Als een stel Galliërs wisten de mannen van Essing Performance Center de grote tuninghuizen de loef af te steken. De RS6 die we hier reden, is het eerste exemplaar dat door hen is aangepakt. Hij is uitgerust met twee enorme Garrett-turbo’s, een aangepast koelsysteem en een nauwkeurige remap van het motormanagement. De koppen van de V10 werden verwijderd en voorzien van herontworpen pakkingen en titanium schroeven. Ook de transmissie werd opnieuw geprogrammeerd, en hier en daar aangepast om een hoger koppel aan te kunnen. Dat was nodig. De auto had standaard 580 pk en 650 Nm; nu levert ie 950 pk en 965 Nm. Dat zijn bijna Veyron-waarden, voor een stationwagon waarin je drie kinderen en een labrador kunt meezeulen.
Gaat dat niet kapot? Als het aan de auto ligt niet. Die 950 pk is namelijk een piekvermogen, dat alleen beschikbaar is wanneer verschillende factoren het toelaten. Wil je voluit trappen, dan kan dat. Maar de auto houdt op 28 punten een oogje in het zeil; komt er ergens te veel druk op te staan of wordt er iets te heet, dan begrenst hij zichzelf op zo’n 700 pk, binnen de veilige marges.
Zeer geschikt voor onvoorzichtige kneuzen dus, en daarom gingen wij er een blokje mee om. Naast de motorische waanzin is deze RS6, zowel uiterlijk als qua onderstel, volledig standaard. Misschien juist daarom voelt ie meteen anders aan dan de fabrieksuitvoering. Dat is een auto die zich volmaakt netjes gedraagt, tenzij je zelf het beest in ‘m losmaakt. Maar de Essing RS6 is als een rotjochie in de kerk, dat net zo lang tegen de bank blijft schoppen tot iemand hem buiten zet. Je voelt continue de spanning, de opgekropte energie die eruit moet. Geef je ‘m zijn zin, dan weet je niet wat je meemaakt.
Een acceleratietijd van 0 naar 100 geeft Essing niet op, maar de auto is geklokt van 0 naar 200 in 9,15 seconden. Dat is, om maar eens iets te noemen, bijna drie seconden sneller dan een Mercedes SLS AMG. Het is zelfs sneller dan een Ferrari Enzo. Ook qua topsnelheid kan hij meekomen: de mannen van Essing moesten gas lossen bij 345 km/u (gemeten op de gps). De auto had nog adem over, maar ook in Duitsland kom je soms andere automobilisten tegen.

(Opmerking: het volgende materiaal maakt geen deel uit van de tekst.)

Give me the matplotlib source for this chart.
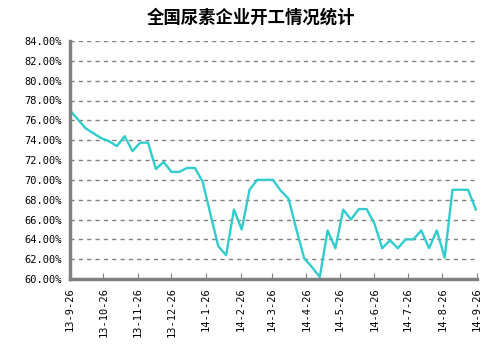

Denk je dat een M5 snel accelereert vanaf 150 km/u? Vergeet het. Deze auto verbaast, verbluft. Bij iedere snelheid is ie iedereen de baas; tot het ‘m wat te heet wordt en de begrenzer ingrijpt. Dan heb je nog steeds een rijk bedeelde ‘gewone’ RS6, alsof dat behelpen is.
Essing levert geen vaste tuningpakketten, maar kijkt per opdracht naar de wensen van de klant. Zo werd er buiten de motor niets aan deze auto veranderd, omdat ie nooit bedoeld was voor circuitgebruik. Hij moest simpelweg dagelijks inzetbaar zijn, en zo nu en dan als eerste weg kunnen sprinten bij het stoplicht. De kosten van deze aanpassingen liggen tussen de 30.000 en 40.000 euro. Garantie is er in de vorm van een gentlemen’s agreement: ‘Gaat er iets kapot door een fout van ons, dan fiksen we het gewoon’. Dat zal vast niet nodig zijn; daar zorgt de auto zelf wel voor.